FILE - The U.S. Supreme Court building is seen in Washington.
FILE - The U.S. Supreme Court building is seen in Washington.

The U.S. Supreme Court on Wednesday is again considering the thorny question about the extent to which Democratic and Republican officials should be allowed to shape the boundaries of political districts to try to guarantee themselves as much advantage as they can in elections for the House of Representatives.

The long-standing practice is called gerrymandering. It occurs when state lawmakers piece together sometimes geographically contorted boundaries to create congressional districts that are likely to resort in victories for either Democrats or Republicans, depending on which party oversees the drawing of squiggly boundary lines to include or exclude voters with known political leanings.

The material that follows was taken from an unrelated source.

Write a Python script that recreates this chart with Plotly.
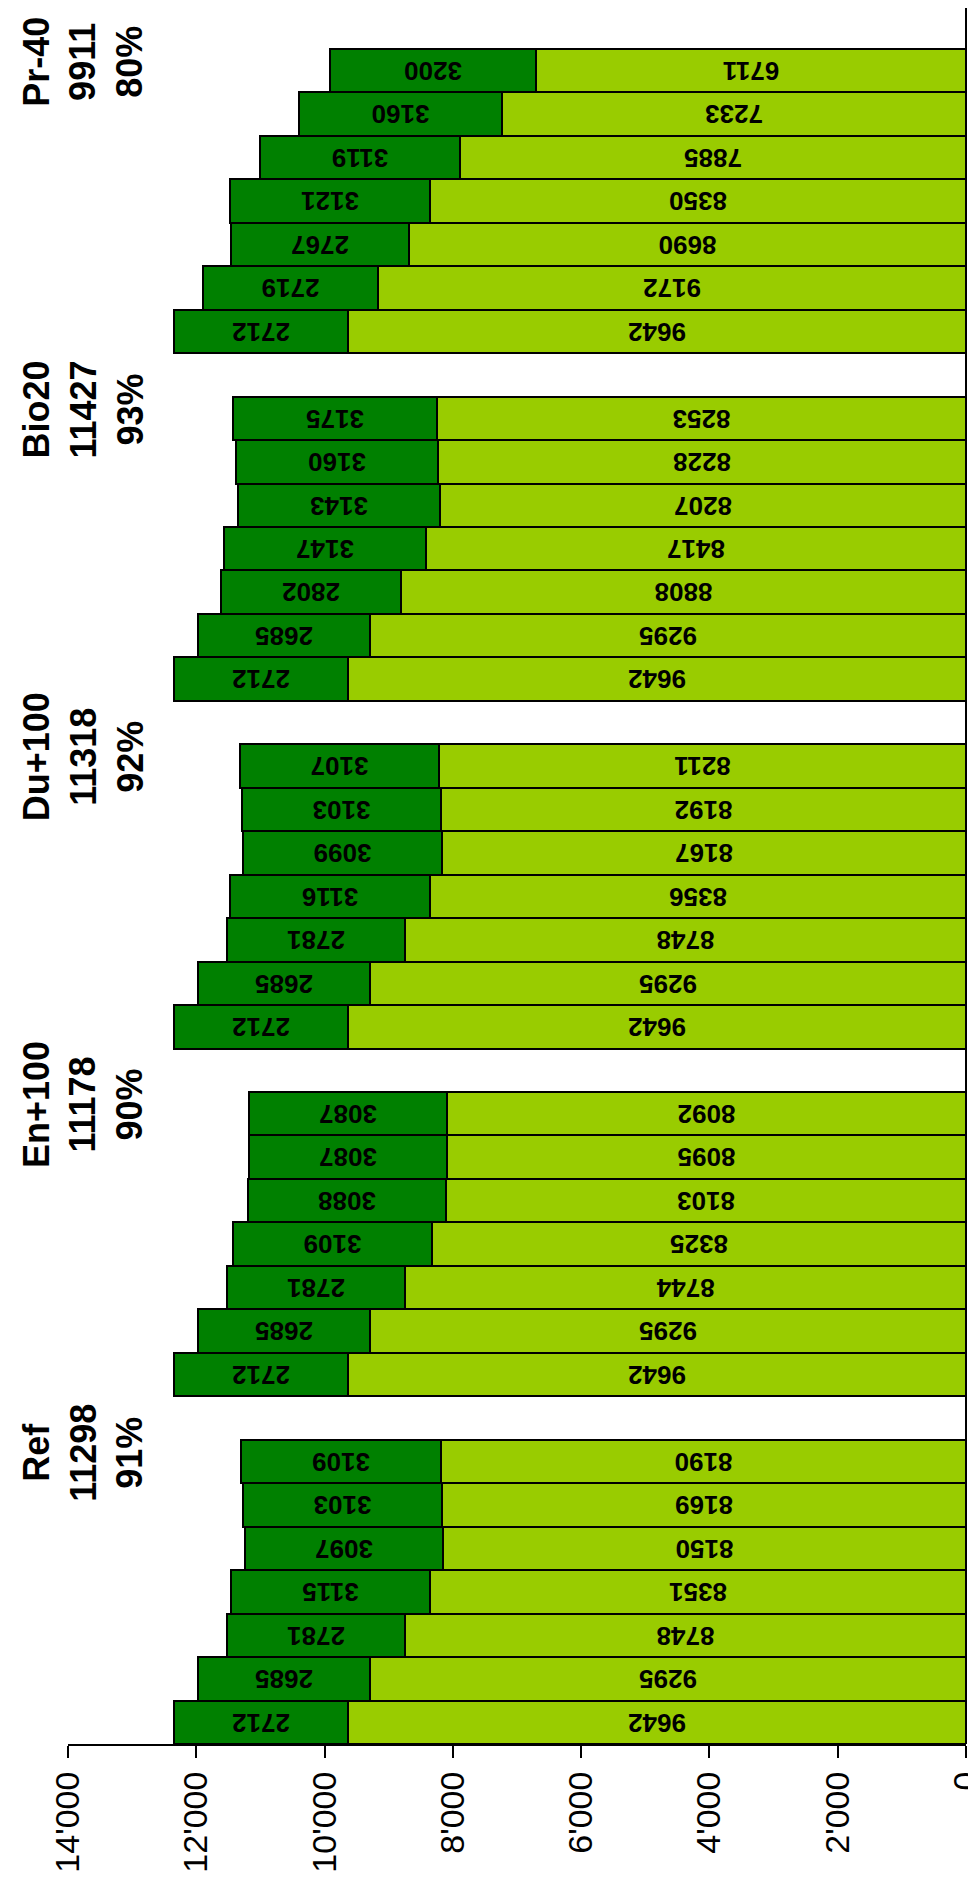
import plotly.graph_objects as go

groups = ["Ref", "En+100", "Du+100", "Bio20", "Pr-40"]
group_totals = ["11298", "11178", "11318", "11427", "9911"]
group_pcts = ["91%", "90%", "92%", "93%", "80%"]

ref_light = [9642, 9295, 8748, 8351, 8150, 8169, 8190]
ref_dark = [2712, 2685, 2781, 3115, 3097, 3103, 3109]
en_light = [9642, 9295, 8744, 8325, 8103, 8095, 8092]
en_dark = [2712, 2685, 2781, 3109, 3088, 3087, 3087]
du_light = [9642, 9295, 8748, 8356, 8167, 8192, 8211]
du_dark = [2712, 2685, 2781, 3116, 3099, 3103, 3107]
bio_light = [9642, 9295, 8808, 8417, 8207, 8228, 8253]
bio_dark = [2712, 2685, 2802, 3147, 3143, 3160, 3175]
pr_light = [9642, 9172, 8690, 8350, 7885, 7233, 6711]
pr_dark = [2712, 2719, 2767, 3121, 3119, 3160, 3200]

light_series = [ref_light, en_light, du_light, bio_light, pr_light]
dark_series = [ref_dark, en_dark, du_dark, bio_dark, pr_dark]

x_ticks = [0, 2000, 4000, 6000, 8000, 10000, 12000, 14000]
x_ticktext = ["0", "2'000", "4'000", "6'000", "8'000", "10'000", "12'000", "14'000"]

LIGHT = "#99CC00"
DARK = "#008000"
SLOT = 8  # 7 bars + 1 gap per group
FONT = "Liberation Sans"

ypos, lx, dx = [], [], []
for g, (ls, ds) in enumerate(zip(light_series, dark_series)):
    for i, (l, d) in enumerate(zip(ls, ds)):
        ypos.append(g * SLOT + i)
        lx.append(l)
        dx.append(d)

bar_font = dict(family=FONT, size=26, color="black", weight="bold")

fig = go.Figure()
fig.add_trace(go.Bar(
    y=ypos, x=lx, orientation="h", width=1,
    marker=dict(color=LIGHT, line=dict(color="black", width=2)),
    text=[str(v) for v in lx], texttemplate="%{text}",
    textposition="inside", insidetextanchor="middle", textangle=180,
    textfont=bar_font, constraintext="none", hoverinfo="skip",
))
fig.add_trace(go.Bar(
    y=ypos, x=dx, orientation="h", width=1,
    marker=dict(color=DARK, line=dict(color="black", width=2)),
    text=[str(v) for v in dx], texttemplate="%{text}",
    textposition="inside", insidetextanchor="middle", textangle=180,
    textfont=bar_font, constraintext="none", hoverinfo="skip",
))

for g, name in enumerate(groups):
    fig.add_annotation(
        x=0.017, xref="paper", y=g * SLOT + 6, yref="y", yshift=9,
        text=f"{name}<br>{group_totals[g]}<br>{group_pcts[g]}",
        textangle=-90, showarrow=False, xanchor="center", yanchor="middle",
        font=dict(family=FONT, size=36, color="black", weight="bold"),
    )

# baseline at zero (right edge of plot area)
fig.add_shape(type="line", xref="paper", yref="paper", x0=1, x1=1, y0=0, y1=1,
              line=dict(color="black", width=2))

fig.update_layout(
    width=976, height=1879,
    margin=dict(l=60, r=13, t=0, b=143),
    barmode="stack", bargap=0,
    showlegend=False,
    plot_bgcolor="white", paper_bgcolor="white",
    font=dict(family=FONT),
    xaxis=dict(
        range=[14000, 0], tickvals=x_ticks, ticktext=x_ticktext,
        tickangle=-90, ticks="outside", ticklen=12, tickwidth=2, tickcolor="black",
        showline=True, linecolor="black", linewidth=2,
        showgrid=False, zeroline=False, ticklabelstandoff=0,
        ticklabeloverflow="allow",
        tickfont=dict(family=FONT, size=34, color="black"),
    ),
    yaxis=dict(
        range=[-0.5, 39.44], showticklabels=False, showgrid=False,
        zeroline=False, showline=False, ticks="",
    ),
)

fig.write_html("out.html")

Both U.S. political parties engage in the practice, typically once every 10 years after the results of the decennial census leads to the population-based apportioning of the 435 House seats among the 50 states. The next U.S. census is set for 2020.

The Supreme Court has ruled in the past on how state lawmakers can draw congressional boundaries as it relates to the race of voters in their states. But the court has never overturned a state's map because it was designed to help one political party over the other.

The court has two cases at the moment where gerrymandering comes into play, a term coined in the early 19th century in the U.S. when a Massachusetts governor named Elbridge Gerry drew one election that resembled the shape of a mythological salamander, hence the conflated word gerrymander.

In a case related to congressional district boundary lines drawn in the eastern seaboard state of Maryland, the justices are hearing complaints Wednesday from Republicans that Democrats set boundaries with the specific goal of defeating an incumbent Republican congressman in his re-election bid in 2012, which is exactly what happened.

In a similar case, the high court heard arguments several months ago from Democrats in the midwestern state of Wisconsin that Republicans had unfairly reshaped districts there to limit the election chances of Democrats.

The court could issue a joint ruling on the election cases by the end of its current term in late June, possibly forcing changes in election boundaries before all House seats are being contested in November elections across the country.

The Supreme Court could place limits on the extent to which both political parties can shape boundaries to their own advantage. Or it could possibly adopt a more limited approach and continue to mostly leave the once-a-decade practice of shaping of congressional districts up to state lawmakers.